Reste l’incompréhension face à cette décision de justice. Je ne suis pas issu du milieu agricole, je le découvre petit à petit. Je suis frappé par les situations impossibles, dans lesquelles beaucoup d’agriculteurs se trouvent. Cette affaire fait écho à plein d’autres : on leur reproche d’avoir des coqs qui chantent, des vaches qui sentent trop fort. On leur reproche l’odeur du fumier déposé dans les champs, mais on leur reproche aussi de mettre de l’engrais. Parfois, des agriculteurs se font insulter lorsqu’ils sortent leur pulvérisateur.
Le développement de ce que l’on nomme aujourd’hui l’agri-bashing nous inquiète. Cette tendance s’origine en partie dans des crises comme celle de la vache folle ou dans les scandales qu’il y a eu dans l’industrie agro-alimentaire. Elle est amplifiée aujourd’hui par la prise de conscience de tous, de la crise écologique, les agriculteurs étant souvent pointés comme responsables.
Notre formation nous amène à comprendre que l’enjeu écologique est énorme et que les agriculteurs sont et seront en première ligne pour porter les transformations nécessaires. Nous devrons continuer à produire plus afin de nourrir plus d’humains, mais aussi avec de plus en plus de contraintes climatiques et environnementales. Nous avons besoin du soutien de tous. C’est en travaillant main dans la main, consommateurs et producteurs, que l’agriculture évoluera dans le bon sens.
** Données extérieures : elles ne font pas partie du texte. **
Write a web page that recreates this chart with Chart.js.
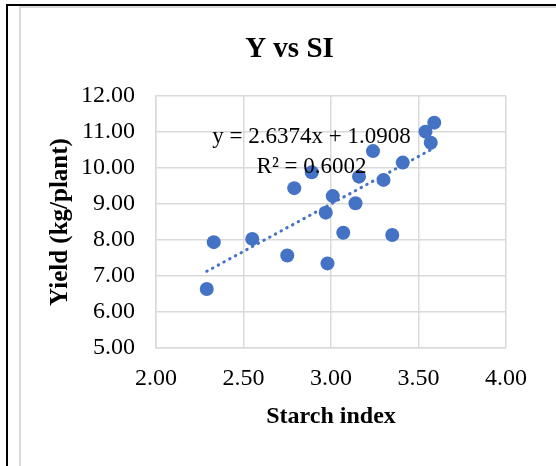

Il faut aussi qu’on reconnaisse plus les services rendus par les agriculteurs, au-delà de la production alimentaire. Dans ce sens, l’adoption par l’Assemblée nationale fin janvier, de la loi sur le "patrimoine sensoriel des campagnes" est une bonne nouvelle. Elle reconnaît aux vaches le droit de faire du bruit, protège l’odeur du fumier. Elle va permettre aux coqs de continuer à chanter !
En nous engageant dans cette filière, nous sommes conscients des défis qui sont devant nous. Bien des choses qui étaient des évidences partagées par tous ne le sont plus. Il nous faut redonner du sens, recréer du lien, de la confiance. Des fêtes comme celle où nous étions avec les copains ce samedi de janvier servent à cela.